もうひとつは、父親キャリエールの背信を必要以上に感じさせる点。ベラドーヴァと恋に落ち妊娠させた彼は、実は既婚者ゆえ結果、恋人を裏切ることとなる。失恋の痛手で薬物中毒になった彼女が、やがて薬害症状のエリックを生むこととなる。ベラドーヴァ亡き後の育児責任は果したとはいえ、キャリエールの不倫がすべての不幸の元凶。事件の陰の真犯人といえるかもしれない。

スズカツ版では男優が演じることにより、どうしてもキャリエールに男のズルさや卑怯さが生臭く立ちのぼる。

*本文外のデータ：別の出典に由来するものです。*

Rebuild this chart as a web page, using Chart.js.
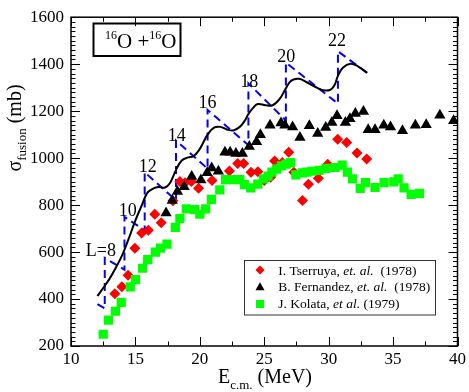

ところが、あら不思議女優が男性を演じる宝塚版では、息子を一途に思う父親に観客全員が毎回滂沱の涙を流さずにおれなかったのだ。

女優が男性(それも中年の失業した支配人だ)を演じるとは、いったん本来の性を消し、キャリエールという役に自分を染めること。現実のアクを濾し去る宝塚のフィルターが父性を強調し、わが子を思う純粋な感情を抽出する。宙組の樹里咲穂(当時は専科)、花組の彩吹真央の懺悔する父親には、威厳と崇高さすら漂っていたのだ。